District Judge Frank Marullo acquitted former police officer Robert Evangelist in the excessive beating of Robert Davis during an arrest in the aftermath of hurricane Katrina. The judge watched the taped recording made by an Associated Press News crew of the incident and came to the conclusion that the tape showed, without question, that the authorities didn’t use excessive force. And the assumption is that the trumped up charges that Mr. Davis was drunk and disorderly were just conveniently ignored. Mr. Davis required some pretty extensive medical attention from this altercation. According to Dr. Frances Smith, who treated Mr. Davis in the emergency room, he had suffered facial fractures. Mr. Marullo suggested that Mr. Davis could have stopped the entire altercation if he just put his hands behind his back. The tape records one of the officers saying put your hands behind your back. The tape also clearly records Mr. Davis saying, let me go and I will. It’s hard to put your hands behind your back when people are holding them and beating you in the process.
Mr. Marullo is under the opinion that the only reason the sixty six year old Mr. Davis’ suffered from his injuries was because he was obviously resisting arrest and should have simply allowed the police officer to do whatever as he apprehended Mr. Davis. The police report contends that Mr. Davis started the confrontation after police stopped him on suspicion of being drunk. Mr. Davis was booked on suspicion of public intoxication but was never charged.
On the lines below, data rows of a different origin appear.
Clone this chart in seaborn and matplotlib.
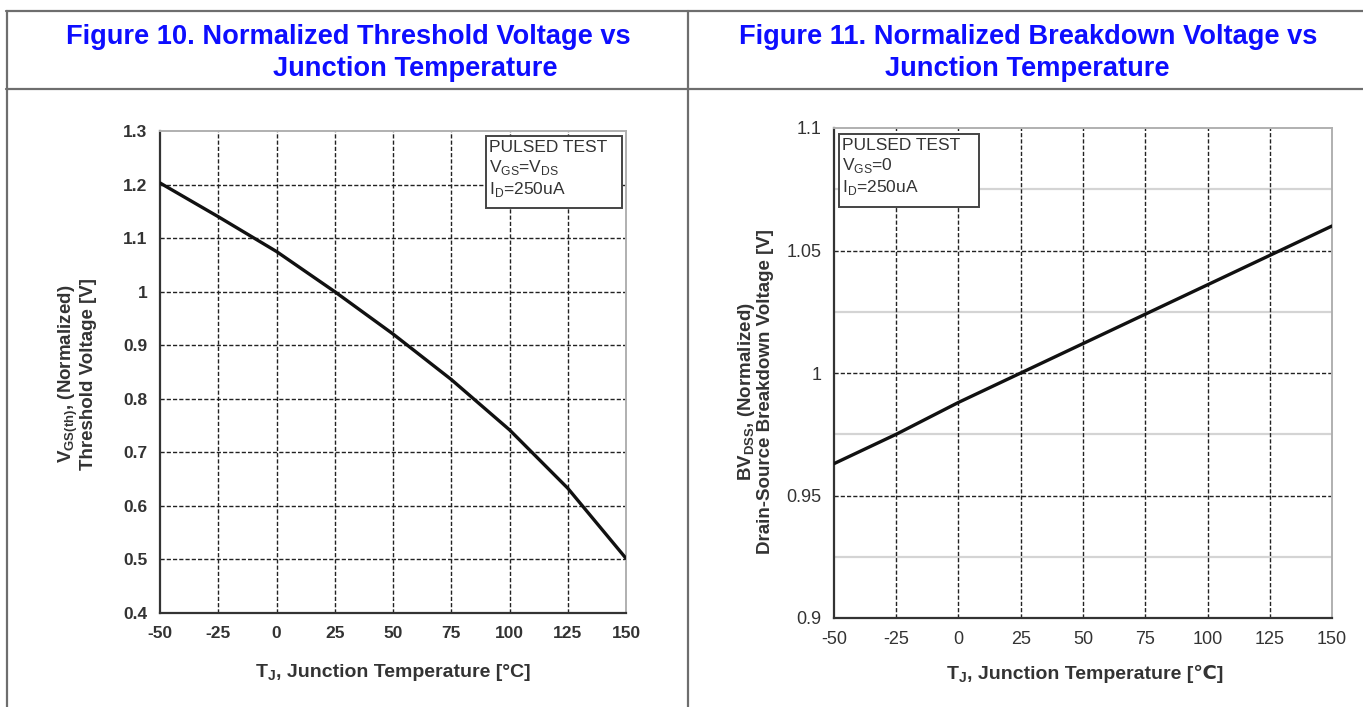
import matplotlib
matplotlib.use("Agg")
import matplotlib.pyplot as plt
from matplotlib.patches import Rectangle
import seaborn as sns
import pandas as pd

# Junction temperature sweep (degC)
temps = [-50, -25, 0, 25, 50, 75, 100, 125, 150]
# Normalized gate threshold voltage VGS(th)
vth_norm = [1.203, 1.140, 1.075, 1.000, 0.921, 0.836, 0.742, 0.633, 0.502]
# Normalized drain-source breakdown voltage BVDSS
bv_norm = [0.963, 0.975, 0.988, 1.000, 1.012, 1.024, 1.036, 1.048, 1.060]

x_ticks = [-50, -25, 0, 25, 50, 75, 100, 125, 150]
vth_ticks = [0.4, 0.5, 0.6, 0.7, 0.8, 0.9, 1.0, 1.1, 1.2, 1.3]
vth_ticklabels = ["0.4", "0.5", "0.6", "0.7", "0.8", "0.9", "1", "1.1", "1.2", "1.3"]
bv_ticks = [0.9, 0.95, 1.0, 1.05, 1.1]
bv_ticklabels = ["0.9", "0.95", "1", "1.05", "1.1"]
bv_minor = [0.925, 0.975, 1.025, 1.075]

sns.set_style("white")
FAM = ["Liberation Sans", "DejaVu Sans"]
plt.rcParams["font.family"] = FAM
plt.rcParams["mathtext.fontset"] = "custom"
plt.rcParams["mathtext.rm"] = "Liberation Sans"
plt.rcParams["mathtext.bf"] = "Liberation Sans:bold"

W, H = 1363, 707
fig = plt.figure(figsize=(W / 100, H / 100), dpi=100)
fig.patch.set_facecolor("white")
renderer = fig.canvas.get_renderer()


def fx(px):
    return px / W


def fy(py):
    return 1 - py / H


def rich_line(xc, ybase, pieces, **kw):
    """Lay out text pieces on one baseline, centred at xc (pixels).
    pieces: (string, fontsize, baseline shift in pixels)."""
    arts, widths = [], []
    for s, size, dy in pieces:
        t = fig.text(0, fy(ybase + dy), s, fontsize=size, ha="left", va="baseline", **kw)
        arts.append(t)
        widths.append(t.get_window_extent(renderer).width)
    x = xc - sum(widths) / 2
    for t, w in zip(arts, widths):
        t.set_x(fx(x))
        x += w


# table frame around the two figures
frame_color = "#6e6e6e"
for (x0, y0, x1, y1) in [(6, 11, W, 11), (6, 89, W, 89), (7, 11, 7, H), (688, 11, 688, H)]:
    fig.add_artist(plt.Line2D([fx(x0), fx(x1)], [fy(y0), fy(y1)], color=frame_color, lw=1.6,
                              transform=fig.transFigure))

title_kw = dict(color="#0d0dff", fontsize=19.6, fontweight="bold", ha="center", va="center")
fig.text(fx(348), fy(37), "Figure 10. Normalized Threshold Voltage vs", **title_kw)
fig.text(fx(415), fy(69), "Junction Temperature", **title_kw)
fig.text(fx(1028), fy(37), "Figure 11. Normalized Breakdown Voltage vs", **title_kw)
fig.text(fx(1027), fy(69), "Junction Temperature", **title_kw)


def make_axes(x0, x1, ytop, ybot):
    return fig.add_axes([fx(x0), fy(ybot), fx(x1) - fx(x0), fy(ytop) - fy(ybot)])


def style_axes(ax):
    for s in ["left", "bottom"]:
        ax.spines[s].set_color("#333333")
        ax.spines[s].set_linewidth(1.6)
    for s in ["top", "right"]:
        ax.spines[s].set_color("#b0b0b0")
        ax.spines[s].set_linewidth(1.4)
    ax.tick_params(length=0, pad=9)
    ax.set_xlabel("")
    ax.set_ylabel("")


def info_box(ax, x0, x1, y0, y1, lines, tx, ty):
    ax.add_patch(Rectangle((x0, y0), x1 - x0, y1 - y0, transform=ax.transAxes,
                           fc="white", ec="#444444", lw=1.4, zorder=5, clip_on=False))
    ax.text(tx, ty, "\n".join(lines), transform=ax.transAxes, ha="left", va="top",
            fontsize=12.5, color="#333333", linespacing=1.22, zorder=6)


dash = dict(color="#222222", lw=1.0, ls=(0, (3, 1.5)))

# ---- Figure 10: threshold voltage ----
ax1 = make_axes(160, 626, 131, 613)
df1 = pd.DataFrame({"T": temps, "V": vth_norm})
ax1.set_xlim(-50, 150)
ax1.set_ylim(0.4, 1.3)
for t in x_ticks[1:-1]:
    ax1.axvline(t, zorder=1, **dash)
for v in vth_ticks[1:-1]:
    ax1.axhline(v, zorder=1, **dash)
sns.lineplot(data=df1, x="T", y="V", ax=ax1, color="#111111", lw=2.4, zorder=3)
style_axes(ax1)
ax1.set_xticks(x_ticks)
ax1.set_xticklabels([str(t) for t in x_ticks], fontsize=12.5, fontweight="bold", color="#333333")
ax1.set_yticks(vth_ticks)
ax1.set_yticklabels(vth_ticklabels, fontsize=12.5, fontweight="bold", color="#333333")
info_box(ax1, 0.6996, 0.9914, 0.840, 0.9896,
         ["PULSED TEST", "V$_{\\mathregular{GS}}$=V$_{\\mathregular{DS}}$", "I$_{\\mathregular{D}}$=250uA"],
         0.707, 0.982)

rich_line(393, 677, [("T", 14, 0), ("J", 10, 3), (", Junction Temperature [°C]", 14, 0)],
          fontweight="bold", color="#333333")
fig.text(fx(77), fy(374), "V$_{\\mathregular{GS(th)}}$, (Normalized)\nThreshold Voltage [V]",
         rotation=90, ha="center", va="center", multialignment="center",
         fontsize=13.5, fontweight="bold", color="#333333", linespacing=1.0)

# ---- Figure 11: breakdown voltage ----
ax2 = make_axes(834, 1332, 128, 618)
df2 = pd.DataFrame({"T": temps, "V": bv_norm})
ax2.set_xlim(-50, 150)
ax2.set_ylim(0.9, 1.1)
for v in bv_minor:
    ax2.axhline(v, color="#d4d4d4", lw=1.6, zorder=1)
for t in x_ticks[1:-1]:
    ax2.axvline(t, zorder=1, **dash)
for v in bv_ticks[1:-1]:
    ax2.axhline(v, zorder=1, **dash)
sns.lineplot(data=df2, x="T", y="V", ax=ax2, color="#111111", lw=2.4, zorder=3)
style_axes(ax2)
ax2.set_xticks(x_ticks)
ax2.set_xticklabels([str(t) for t in x_ticks], fontsize=13, color="#333333")
ax2.set_yticks(bv_ticks)
ax2.set_yticklabels(bv_ticklabels, fontsize=13, color="#333333")
info_box(ax2, 0.010, 0.291, 0.839, 0.988,
         ["PULSED TEST", "V$_{\\mathregular{GS}}$=0", "I$_{\\mathregular{D}}$=250uA"],
         0.017, 0.980)

rich_line(1085, 679, [("T", 14, 0), ("J", 10, 3), (", Junction Temperature [℃]", 14, 0)],
          fontweight="bold", color="#333333")
fig.text(fx(755), fy(392), "BV$_{\\mathregular{DSS}}$, (Normalized)\nDrain-Source Breakdown Voltage [V]",
         rotation=90, ha="center", va="center", multialignment="center",
         fontsize=13.5, fontweight="bold", color="#333333", linespacing=1.0)

fig.savefig("out.png", dpi=100, facecolor="white")
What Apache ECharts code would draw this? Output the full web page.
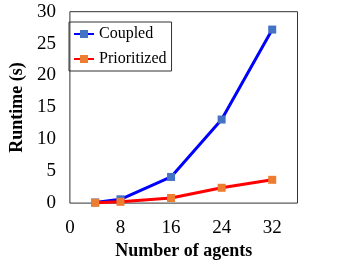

Mr. Davis testified that he was headed to buy cigarettes when he asked a police officer what time a curfew took effect that night. But before the officer could answer, another officer cut him off. Mr. Davis recalled making a comment about the unprofessional behavior of the officers and started to walk away. Moments later, an officer grabbed him from behind, threw him against a wall, punched him in the face, and made a racist remark.
Mr. Marullo contends that Mr. Davis could have avoided excessive battering if he would have just succumb to whatever the officer wanted to do. Maybe it’s just me, but if anyone is grabbed from behind, thrown against a wall, and punched in the face, it would be reasonable for the person to make the assumption that their person is in danger. Chances are very good that the human instinct of self preservation will kick in and the person being attacked will automatically try to defend themselves.
Of course this is only Mr. Davis’ interpretation of the incident. According to the cops Mr. Davis was behaving drunk and disorderly. But we do know that Mr. Davis was not drunk so its quite possible that the officers were, at best, mistaken or, at worst, liars. Given this fact, it is quite possible that the officers were further mistaken and Mr. Davis was not disorderly as well. And despite what police officers may try to sell as just part of a day’s work, a suspect should never come into the jail house with facial fractures resulting from being arrested. When the officers were confronted by Richard Matthews, a white journalist, another officer demonstrated his public hostility by jabbing his finger into the journalist’s chest while pushing him up against an automobile.
Now Mr. Davis wants to give the officers and the judicial system the benefit of doubt and contend that the officers were not being racist. I respectfully differ though. One of the few black people able to return to New Orleans in the aftermath of Katrina, the police officers made their choice to vent their pent up frustrations and negative emotional exhaustions on Mr. Davis who happened to be in the wrong place at the right time. Mr. Davis was the victim of the prejudice of police officers who obviously don’t think very highly of African Americans. And Mr. Davis was also the victim of prejudice from a judicial system that doesn’t think highly of African Americans.
This is the same judicial system that was willing to let Paris Hilton go home to house arrest in her playgirl mansion because she had the unprecedented and awful preexisting condition of claustrophobia. Her constitution was simply too delicate to tolerate being behind bars. At the same time, women in prison who are pregnant, probably one of the most delicate conditions for any human being, are routinely giving birth without missing a day behind bars.
And let’s not forget Scooter Libby who just a couple weeks ago received a commuted sentence from the President who was to have benefited from Mr. Libby’s crime. Having Mr. Libby spend a single day in jail was simply too excessive from the President’s perspective even though Mr. Bush wouldn’t lift a finger to save even retarded people from the murder machine called the Texas judicial system.
Mr. Davis can give the system the benefit of his doubt if he wants. However, it is obviously his prerogative. But it is also obvious that Mr. Davis can consider himself one of the latest African Americans to fall victim of a prejudicial legal system marketed to mainstream America as fair and just.